# Data
** START **

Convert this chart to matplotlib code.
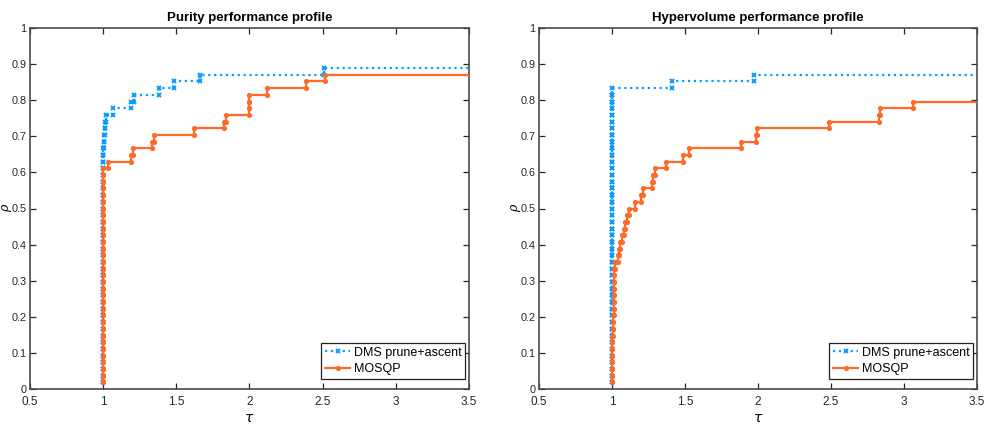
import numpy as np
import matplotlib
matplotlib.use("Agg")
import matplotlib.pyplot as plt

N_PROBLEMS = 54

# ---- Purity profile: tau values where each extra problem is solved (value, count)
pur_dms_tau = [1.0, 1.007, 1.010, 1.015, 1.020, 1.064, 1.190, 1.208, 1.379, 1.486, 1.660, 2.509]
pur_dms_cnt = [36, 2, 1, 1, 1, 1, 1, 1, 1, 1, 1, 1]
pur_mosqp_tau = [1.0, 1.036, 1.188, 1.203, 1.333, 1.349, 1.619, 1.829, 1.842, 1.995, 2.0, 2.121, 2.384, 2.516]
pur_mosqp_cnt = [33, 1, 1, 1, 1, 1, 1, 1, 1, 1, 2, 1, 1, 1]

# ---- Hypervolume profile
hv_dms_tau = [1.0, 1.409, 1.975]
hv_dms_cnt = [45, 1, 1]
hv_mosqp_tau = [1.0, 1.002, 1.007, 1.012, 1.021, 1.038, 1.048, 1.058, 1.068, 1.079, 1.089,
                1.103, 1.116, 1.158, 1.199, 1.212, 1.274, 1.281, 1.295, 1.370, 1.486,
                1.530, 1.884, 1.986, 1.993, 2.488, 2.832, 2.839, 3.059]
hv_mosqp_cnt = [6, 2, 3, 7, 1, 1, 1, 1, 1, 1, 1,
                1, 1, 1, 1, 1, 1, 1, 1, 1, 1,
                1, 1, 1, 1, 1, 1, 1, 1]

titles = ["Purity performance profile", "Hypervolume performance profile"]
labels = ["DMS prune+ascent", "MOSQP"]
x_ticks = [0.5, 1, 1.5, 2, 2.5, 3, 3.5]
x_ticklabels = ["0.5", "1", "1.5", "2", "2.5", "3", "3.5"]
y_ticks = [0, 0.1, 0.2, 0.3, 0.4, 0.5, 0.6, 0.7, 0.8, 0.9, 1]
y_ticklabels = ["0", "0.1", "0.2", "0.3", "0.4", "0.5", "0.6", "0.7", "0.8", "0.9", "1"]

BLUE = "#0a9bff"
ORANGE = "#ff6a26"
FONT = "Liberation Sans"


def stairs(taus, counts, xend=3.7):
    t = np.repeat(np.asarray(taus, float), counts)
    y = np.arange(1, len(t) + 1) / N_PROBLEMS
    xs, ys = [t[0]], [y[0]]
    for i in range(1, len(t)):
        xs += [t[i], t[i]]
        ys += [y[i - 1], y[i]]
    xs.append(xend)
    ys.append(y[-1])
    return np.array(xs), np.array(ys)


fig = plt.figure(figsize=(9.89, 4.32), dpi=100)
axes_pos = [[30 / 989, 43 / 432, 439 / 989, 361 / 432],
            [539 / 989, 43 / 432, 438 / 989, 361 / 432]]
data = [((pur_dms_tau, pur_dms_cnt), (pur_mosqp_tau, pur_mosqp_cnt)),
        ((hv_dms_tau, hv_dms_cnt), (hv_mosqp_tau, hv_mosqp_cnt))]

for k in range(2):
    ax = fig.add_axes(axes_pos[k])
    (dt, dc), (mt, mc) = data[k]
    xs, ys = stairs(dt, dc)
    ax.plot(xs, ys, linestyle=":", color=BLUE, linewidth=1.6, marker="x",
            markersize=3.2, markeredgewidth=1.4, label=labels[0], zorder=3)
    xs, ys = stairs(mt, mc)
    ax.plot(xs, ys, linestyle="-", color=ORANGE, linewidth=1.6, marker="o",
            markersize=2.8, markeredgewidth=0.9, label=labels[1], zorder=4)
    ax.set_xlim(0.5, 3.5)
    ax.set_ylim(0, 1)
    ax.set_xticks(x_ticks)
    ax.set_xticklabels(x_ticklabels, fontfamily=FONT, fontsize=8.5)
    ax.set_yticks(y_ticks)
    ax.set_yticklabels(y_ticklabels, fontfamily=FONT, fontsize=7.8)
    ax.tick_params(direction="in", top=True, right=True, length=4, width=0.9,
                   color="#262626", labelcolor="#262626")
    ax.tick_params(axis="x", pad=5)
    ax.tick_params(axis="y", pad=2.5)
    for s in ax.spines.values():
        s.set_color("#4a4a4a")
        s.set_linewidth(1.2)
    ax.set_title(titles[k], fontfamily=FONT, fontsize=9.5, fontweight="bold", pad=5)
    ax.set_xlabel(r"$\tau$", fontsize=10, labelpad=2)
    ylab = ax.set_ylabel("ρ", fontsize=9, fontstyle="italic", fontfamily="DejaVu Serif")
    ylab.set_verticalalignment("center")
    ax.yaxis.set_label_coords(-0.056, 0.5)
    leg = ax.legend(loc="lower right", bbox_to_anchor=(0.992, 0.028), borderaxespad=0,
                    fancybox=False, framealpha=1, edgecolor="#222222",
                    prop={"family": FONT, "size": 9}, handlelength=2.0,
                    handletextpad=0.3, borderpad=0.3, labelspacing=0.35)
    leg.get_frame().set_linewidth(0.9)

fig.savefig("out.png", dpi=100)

** END **

# Directive
Exactly as they appear, print the lines of the listing above from its first line through the line that contains "N_PROBLEMS = 54", minus the pictures.

# Exercise answer
Convert this chart to matplotlib code.
import numpy as np
import matplotlib
matplotlib.use("Agg")
import matplotlib.pyplot as plt

N_PROBLEMS = 54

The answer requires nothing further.